Feds consider securities charges against city of Miami after lengthy investigation
Mar 21, 2012
The following article was published in the Miami Herald on March 21, 2012:
Feds consider securities charges against city of Miami after lengthy investigation
By Charles Rabin
Federal authorities have informed Miami they intend to file civil charges against the city for securities violations stemming from a $65 million bond sale in 2009 — likely bringing an end to a 28-month investigation.
The Securities and Exchange Commission has been looking into whether city leaders misled investors by failing to give accurate assessments of the city’s finances at the time. That investigation is unrelated to a new SEC probe into the sale of about $500 million in government bonds used to build the Miami Marlins’ new ballpark.
“We have information that they have concluded their investigation into bonds issued in 2009,” city attorney Julie Bru told The Miami Herald Tuesday. “We have reason to believe they may be bringing civil charges against the city.”
Bru said she has met with SEC lawyers and won the city time to negotiate a possible settlement in the pending case. Commission Chairman Francis Suarez said he will call an executive session some time next week to discuss terms.
Just what charges Miami likely will face is not clear. The SEC declined to comment and has not yet formally served the city with its findings. Ivan Harris, an outside attorney with Morgan, Lewis & Bockus hired by the city for the case, also refused comment.
Sources familiar with the investigation said that in addition to charging the city, the SEC could penalize two former Miami employees who were instrumental in the bond sale and overseeing city’s finances.
Suarez agreed, saying the city “anticipates individuals may get tagged.”
The SEC investigation, begun in 2009, stemmed from a series of Herald stories earlier in the year. The Herald reported city financial leaders had uncovered two pots of unspent capital fund money totaling $26.4 million that were placed back into the general fund to reduce a 2008 deficit. The transfers helped the city balance its books even as expenses rose precipitously with skyrocketing pension and salary costs.
The Herald stories also found that from 2003 to 2009, which were boom times, Miami had turned a healthy reserve fund upside down, using about $100 million from those reserves to balance its books.
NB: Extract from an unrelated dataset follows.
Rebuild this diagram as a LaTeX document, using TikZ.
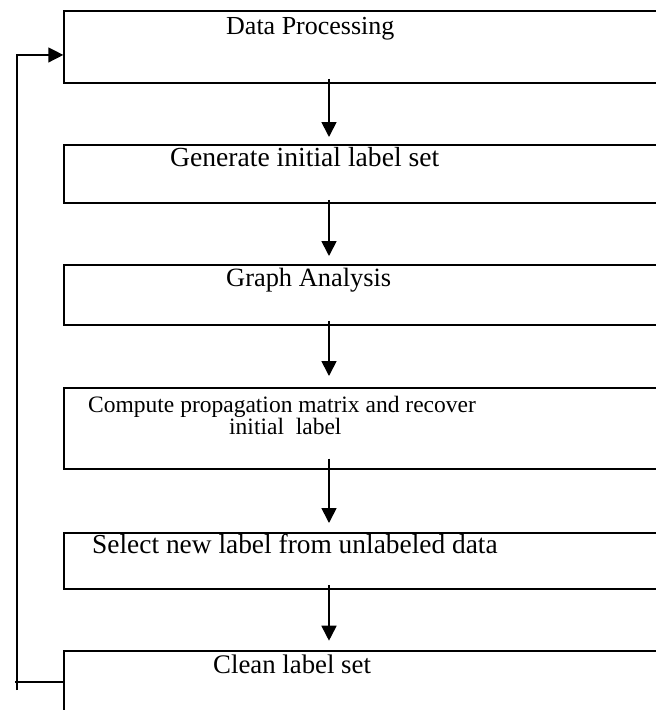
\documentclass[tikz,border=0pt]{standalone}
\usepackage{fontspec}
\setmainfont{Liberation Serif}
\usetikzlibrary{arrows.meta,calc}
\tikzset{
  stage/.style   = {shape=rectangle, draw, line width=1.8pt,
                    anchor=north west, minimum width=660pt,
                    inner sep=0pt},
  caption/.style = {anchor=base west, inner sep=0pt, align=left,
                    font=\fontsize{#1}{22.7}\selectfont},
  caption/.default = 26.5,
  flow/.style    = {line width=1.7pt, -{Triangle[length=15pt,width=15pt]}},
  loopback/.style= {line width=1.4pt}
}

\begin{document}
\begin{tikzpicture}[x=1pt,y=-1pt]
  \useasboundingbox (0,0) rectangle (656,710);
  \clip (0,0) rectangle (656,710);

  % the six steps, cut off at the right edge
  \node[stage, minimum height=71.7pt] (proc)   at (63.3,10)    {};
  \node[stage, minimum height=57.7pt] (init)   at (63.3,144)   {};
  \node[stage, minimum height=59.7pt] (graph)  at (63.3,264.3) {};
  \node[stage, minimum height=81pt]   (prop)   at (63.3,386.7) {};
  \node[stage, minimum height=56.6pt] (select) at (63.3,531.7) {};
  \node[stage, minimum height=80pt]   (clean)  at (63.3,650)   {};

  \node[caption=26]   at ([xshift=162.7pt,yshift=-24pt]proc.north west)   {Data Processing};
  \node[caption=27.6] at ([xshift=106.7pt,yshift=-22.7pt]init.north west) {Generate initial label set};
  \node[caption=26.4] at ([xshift=162.7pt,yshift=-22.3pt]graph.north west) {Graph Analysis};
  \node[caption=23.5] at ([xshift=24.7pt,yshift=-48pt]prop.north west)
    {Compute propagation matrix and recover\\\hspace*{141pt}initial\ \ label};
  \node[caption=27.4] at ([xshift=28.7pt,yshift=-21.7pt]select.north west) {Select new label from unlabeled data};
  \node[caption=26.8] at ([xshift=149.7pt,yshift=-23pt]clean.north west)  {Clean label set};

  % downward arrows
  \coordinate (spine) at (329,0);
  \foreach \a/\b/\s/\g in {proc/init/4.7/7, init/graph/3.7/8.3,
                           graph/prop/5/10.7, prop/select/11/8.7,
                           select/clean/5.3/9.3} {
    \draw[flow] ([yshift=\s pt]\a.south -| spine) -- ([yshift=\g pt]\b.north -| spine);
  }

  % back to the start
  \coordinate (tail) at (17,690);
  \coordinate (stub) at (15,0);
  \draw[loopback] ([yshift=9pt]clean.west) -- ([yshift=9pt]clean.west -| stub);
  \draw[loopback, -{Triangle[length=15pt,width=15pt]}]
    (tail) |- ([yshift=-8.2pt]proc.west);
\end{tikzpicture}
\end{document}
The SEC investigation also followed a blistering audit by former Internal Auditor Victor Igwe, who said the city skirted financial integrity rules by using “inaccurate and misleading” budgetary practices while it scrambled to fill budget holes.
A December 2009 SEC letter announcing the investigation demanded Miami turn over thousands of pages of documents, including every email, written response, computer log or correspondence relating to more than $250 million worth of bond deals dating back to 2006. The deal now at issue was for improvements to city streets and sidewalks, and to refinance taxable pension bonds, Bru said.
The SEC also requested all internal communication between six top city officials, all of whom are now gone.
The SEC also took depositions from nearly every senior-level Miami employee who had anything to do with city budgets. Several of those employees are long gone, including Chief Financial Officer Larry Spring, Finance Director Diana Gomez, City Manager Pete Hernandez and Budget Director Michael Boudreaux, who was fired.
Boudreaux and Igwe have filed whistleblower complaints against Miami saying their jobs were eliminated as a result of the SEC investigation.
Defending itself has been an expensive proposition for Miami. By late last year the city had paid four law firms $1.4 million.
Miami Mayor Tomás Regalado said he’s glad the investigation is coming close to an end. “These are things from the past we need to reconcile with,” he said.
Even as the case nears an end, Miami continues to face SEC scrutiny. In December, the agency informed Miami-Dade County and Miami that it was looking into the sale of about $500 million in bonds used to build the Miami Marlins new ballpark.
City and county leaders have speculated that the SEC wants to know why a majority of elected officials backed the deal, which critics said was lopsided, and why the decision to build the stadium and pay off the debt with public funds was never put to referendum.
The last time Miami got in trouble with the SEC was in the late ‘90s, for attempting to use bond money to cover a $68 million debt. A federal judge ruled that city leaders had defrauded bond buyers by failing to disclose the depth of the city’s financial problems. The city was given a “cease and desist” order forbidding it from repeating the same mistakes.
The SEC has toughened its enforcement in recent years. In San Diego, civil penalties against four top officials reached $80,000.